The instability of the boat, lying upside down on the bottom of the water, is making further recovery difficult, the sheriff said.
Ventura County officials “fear numerous fatalities” as rescue operations continue, public information officer Bill Nash told ABC News.
Crew members said that three groups celebrating birthdays — including that of a 17-year-old — were aboard the vessel.
Capt. Monica Rochester, U.S. Coast Guard Los Angeles Long Beach Sector Commander, said the crew members were awake at the time of the fire and jumped off of the boat into the water.
“One of the fellows had a broken leg; he was in extreme pain,” Hansen said.
The Coast Guard said it will continue to search for survivors through the night, but were prepared for the worst outcome.
Nash said officials are hoping people went over the side of the boat and made it to Santa Cruz. However, the fire happened overnight in pitch black, and the sleeping quarters were below deck. Nash said they “greatly fear loss of life here.”
Emergency calls showed the desperation of those on board.
“I can’t breathe,” one passenger aboard the boat engulfed in flames near Santa Cruz Island said while making a mayday call.
Crews from the Coast Guard, Santa Barbara Fire Department, Ventura County Fire Department and Vessel Assist responded to a mayday call that was heard at about 3:15 a.m.
“The fire department crews were fighting the fire when the vessel sank 20 yards off shore in 64 feet of water,” according to a statement from the Coast Guard.
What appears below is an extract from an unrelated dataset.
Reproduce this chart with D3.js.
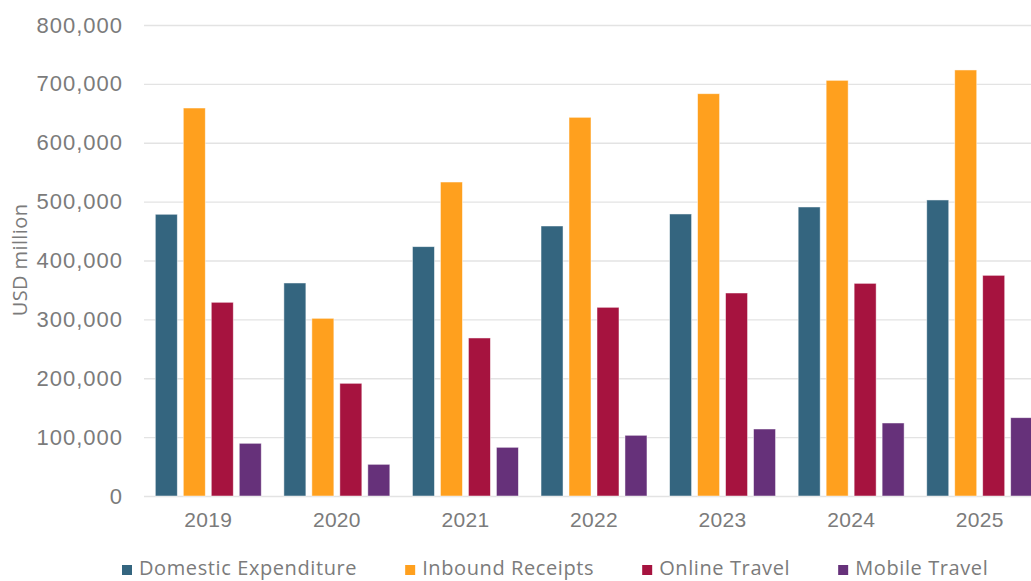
<!DOCTYPE html>
<html>
<head>
<meta charset="utf-8">
<script src="https://cdn.jsdelivr.net/npm/d3@7"></script>
<style>
  html, body { margin: 0; padding: 0; background: #fff; overflow: hidden; }
  svg { display: block; font-family: "Open Sans", sans-serif; }
</style>
</head>
<body>
<svg id="chart" width="1031" height="581"></svg>
<script>
// Travel market size by year, USD million
const years = ["2019", "2020", "2021", "2022", "2023", "2024", "2025"];
const seriesNames = ["Domestic Expenditure", "Inbound Receipts", "Online Travel", "Mobile Travel"];
const domesticExpenditure = [478500, 361800, 423500, 458600, 479000, 490900, 502800];
const inboundReceipts     = [659000, 301800, 533300, 643200, 683300, 706000, 723600];
const onlineTravel        = [329000, 191400, 268400, 320500, 344800, 361200, 374800];
const mobileTravel        = [89500, 53800, 82700, 103100, 113800, 124000, 133000];
const yTicks = [0, 100000, 200000, 300000, 400000, 500000, 600000, 700000, 800000];
const seriesColors = ["#34657f", "#ffa01e", "#a6133f", "#66317a"];

const seriesValues = [domesticExpenditure, inboundReceipts, onlineTravel, mobileTravel];
const rows = years.map((y, i) => ({
  year: y,
  values: seriesNames.map((s, j) => ({ key: s, value: seriesValues[j][i] }))
}));

const svg = d3.select("#chart");
const plot = { left: 144, right: 1044, top: 25, bottom: 496 };
const textColor = "#7b7b7b";

const y = d3.scaleLinear().domain([0, 800000]).range([plot.bottom, plot.top]);

const x0 = d3.scaleBand()
  .domain(years)
  .range([plot.left, plot.right])
  .paddingInner(0.176)
  .paddingOuter(0.088);

const x1 = d3.scaleBand()
  .domain(seriesNames)
  .range([0, x0.bandwidth()])
  .paddingInner(0.214)
  .paddingOuter(0);

const color = d3.scaleOrdinal().domain(seriesNames).range(seriesColors);

// Horizontal gridlines with tick labels
const yAxis = d3.axisLeft(y)
  .tickValues(yTicks)
  .tickFormat(d3.format(","))
  .tickSize(-(plot.right - plot.left))
  .tickPadding(21);

const gy = svg.append("g")
  .attr("transform", `translate(${plot.left},0)`)
  .call(yAxis);
gy.select(".domain").remove();
gy.selectAll(".tick line")
  .attr("stroke", "#e3e3e3")
  .attr("stroke-width", 1.3);
gy.selectAll(".tick text")
  .attr("fill", textColor)
  .style("font-size", "22px")
  .style("letter-spacing", "1px");

// Bars
const groups = svg.append("g")
  .selectAll("g")
  .data(rows)
  .join("g")
  .attr("transform", d => `translate(${x0(d.year)},0)`);

groups.selectAll("rect")
  .data(d => d.values)
  .join("rect")
  .attr("x", d => x1(d.key))
  .attr("y", d => y(d.value))
  .attr("width", x1.bandwidth())
  .attr("height", d => y(0) - y(d.value))
  .attr("fill", d => color(d.key))
  .attr("stroke", "#ffffff")
  .attr("stroke-opacity", 0.6)
  .attr("stroke-width", 0.8);

// Category axis labels
const xAxis = d3.axisBottom(x0).tickSize(0).tickPadding(16);
const gx = svg.append("g")
  .attr("transform", `translate(0,${plot.bottom})`)
  .call(xAxis);
gx.select(".domain").remove();
gx.selectAll(".tick text")
  .attr("fill", textColor)
  .style("font-size", "21px")
  .style("letter-spacing", "0.3px");

// Y axis title
svg.append("text")
  .attr("transform", `translate(27,260) rotate(-90)`)
  .attr("text-anchor", "middle")
  .attr("fill", textColor)
  .style("font-size", "20px")
  .style("letter-spacing", "0.4px")
  .text("USD million");

// Legend along the bottom edge
const legend = svg.append("g");
let lx = 122;
seriesNames.forEach((name, i) => {
  const item = legend.append("g").attr("transform", `translate(${lx},0)`);
  item.append("rect")
    .attr("x", 0)
    .attr("y", 565)
    .attr("width", 10)
    .attr("height", 10)
    .attr("fill", color(name));
  const t = item.append("text")
    .attr("x", 17)
    .attr("y", 575)
    .attr("fill", textColor)
    .style("font-size", "20px")
    .style("letter-spacing", "0.6px")
    .text(name);
  lx += 17 + t.node().getComputedTextLength() + 48;
});
</script>
</body>
</html>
“The vessel was reported as being on fire,” the Los Angeles office of the U.S. Coast Guard tweeted earlier Monday. They added that “a group of crew members has been rescued (one with minor injuries) and efforts continue to evacuate the remaining passengers.”
Rochester said the vessel was in “full compliance.”
The cause of the fire is still under investigation, but said there was no reason to suspect criminality.
“We are working deliberately with the vessel owner/operator, who is with us at the time working on a plan to conduct further assistance for his vessel,” she said.
The Ventura County Fire Department public information officers said in a tweet that their department responded to the fire at about 3:30 a.m. They said the Coast Guard is “helping support rescue operations for people aboard a dive boat.”
The boat was drifting toward Santa Cruz Island, per the Santa Barbara Fire Department, and it was anchored when the fire started to burn. It currently has a portion of the bow sticking out of the water, per the Coast Guard.
The three-day trip launched on Aug. 31 and was expected back Monday morning.
A 16 member go-team from the National Transportation Safety Board will be traveling to the site, along with board member Jennifer Homendy.
Some investigators will leave Washington, D.C., late Monday, arriving in California sometime around 1 a.m. local time at the latest. The rest will leave early Tuesday morning.